昨晩浸かった湯船の温度を43から44度に設定したおかげか湯上がり時の風呂に入った感があり、今朝の目覚めも良かった。天気が良かったのも一因であったとは思う。先週に引き続き今週も徳永先生の授業の手伝いのために大学へ行く。授業は写真の原理にまつわる内容で、自分はサポート役でありつつもしばしば普通に授業に聴き入っていたりした。隙間時間にかねてより構想している描画用カメラオブスクラの話をすると、まさしくそれを以前作ったということを教えてくれて、結構驚いた。そんな人がこんな身近に現れるのか、と。18世紀の画家カナレットという人物が使用していたと言われているモデルを元に紙や虫眼鏡等で作ったらしい。ぜひその実物を一度見てみたいと思った。昼休みにインスタグラムを開くと梶谷さんから返事が来ていて、それはラジオのオファーを受け入れてくれる旨だった。以前住んでいたシェアハウスの関連で知り合ったその人の独自の活動と、その活動を支える姿勢とがここのところずっと頭の片隅に張り付いていて、それで思い切って連絡してみたのが先週くらいだったので嬉しい返事だった。
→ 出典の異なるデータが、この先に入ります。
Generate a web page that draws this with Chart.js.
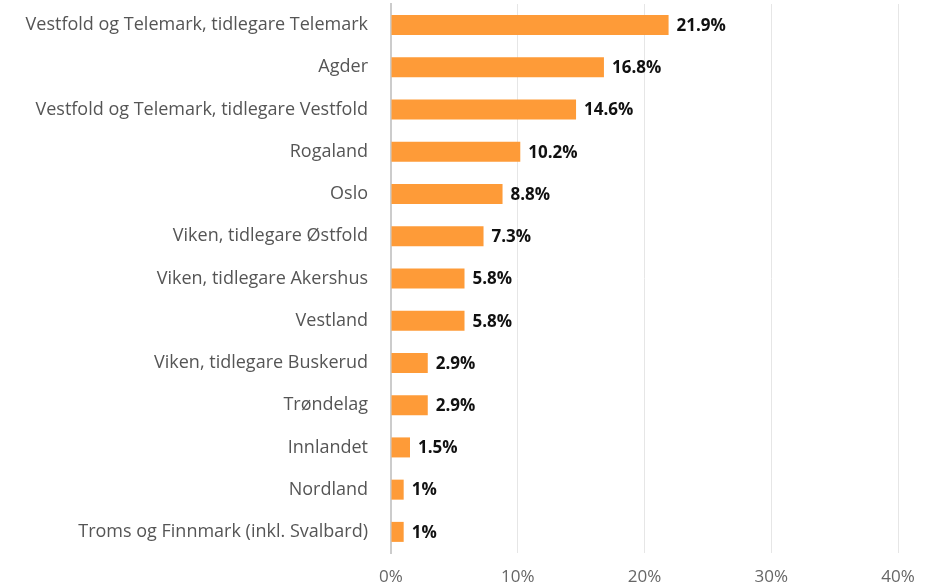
<!DOCTYPE html>
<html>
<head>
<meta charset="utf-8">
<script src="https://cdn.jsdelivr.net/npm/chart.js@4"></script>
<style>
    html, body { margin: 0; padding: 0; background: #fff; }
    canvas { display: block; }
</style>
</head>
<body>
<canvas id="regionChart" width="938" height="585"></canvas>
<script>
// 資料
const regions = [
    'Vestfold og Telemark, tidlegare Telemark',
    'Agder',
    'Vestfold og Telemark, tidlegare Vestfold',
    'Rogaland',
    'Oslo',
    'Viken, tidlegare Østfold',
    'Viken, tidlegare Akershus',
    'Vestland',
    'Viken, tidlegare Buskerud',
    'Trøndelag',
    'Innlandet',
    'Nordland',
    'Troms og Finnmark (inkl. Svalbard)'
];
const shares = [21.9, 16.8, 14.6, 10.2, 8.8, 7.3, 5.8, 5.8, 2.9, 2.9, 1.5, 1, 1];
const xTicks = [0, 10, 20, 30, 40];

const fontFamily = '"Open Sans", sans-serif';

// 數值標籤
const valueLabels = {
    id: 'valueLabels',
    afterDatasetsDraw(chart) {
        const ctx = chart.ctx;
        const meta = chart.getDatasetMeta(0);
        ctx.save();
        ctx.font = `bold 17px ${fontFamily}`;
        ctx.fillStyle = '#111';
        ctx.textAlign = 'left';
        ctx.textBaseline = 'middle';
        meta.data.forEach((bar, i) => {
            ctx.fillText(shares[i] + '%', bar.x + 8, bar.y + 1);
        });
        ctx.restore();
    }
};

new Chart(document.getElementById('regionChart'), {
    type: 'bar',
    data: {
        labels: regions,
        datasets: [{
            data: shares,
            backgroundColor: '#fe9b38',
            borderWidth: 0,
            barPercentage: 0.474,
            categoryPercentage: 1
        }]
    },
    options: {
        indexAxis: 'y',
        responsive: false,
        animation: false,
        layout: { padding: { top: 4, right: 40, left: 0, bottom: 0 } },
        plugins: {
            legend: { display: false },
            tooltip: { enabled: false }
        },
        scales: {
            x: {
                min: 0,
                max: 40,
                afterBuildTicks(scale) {
                    scale.ticks = xTicks.map(v => ({ value: v }));
                },
                afterFit(scale) { scale.height = 32; },
                grid: {
                    color: '#e6e6e6',
                    drawTicks: false
                },
                border: { display: false },
                ticks: {
                    color: '#666',
                    padding: 14,
                    maxRotation: 0,
                    font: { family: fontFamily, size: 17 },
                    callback: v => v + '%'
                }
            },
            y: {
                grid: { display: false, drawTicks: false },
                border: { display: true, color: '#ccc', width: 2 },
                afterFit(scale) {
                    scale.width = 391;
                    scale.paddingTop = 0;
                    scale.paddingBottom = 0;
                },
                ticks: {
                    color: '#555',
                    padding: 23,
                    autoSkip: false,
                    font: { family: fontFamily, size: 18 }
                }
            }
        }
    },
    plugins: [valueLabels]
});
</script>
</body>
</html>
梶谷さんは詩を書いているのだけど、話は変わって昨日、山下さんの小説も届いた。就寝時、読書灯をつけて少しだけページを覗くつもりが気づけば半分くらい読んでいた。今晩も続きが楽しみだ。さっきシャワーを浴びながら、それまで流れていたポッドキャストがドリキンさんのやつで、いわゆる散財的なトピックだったのだけど、自分はあらためてお金は生活に必要な分だけあれば良いと思えた。周りの人々が既に自分を豊かにしてくれていると思えている。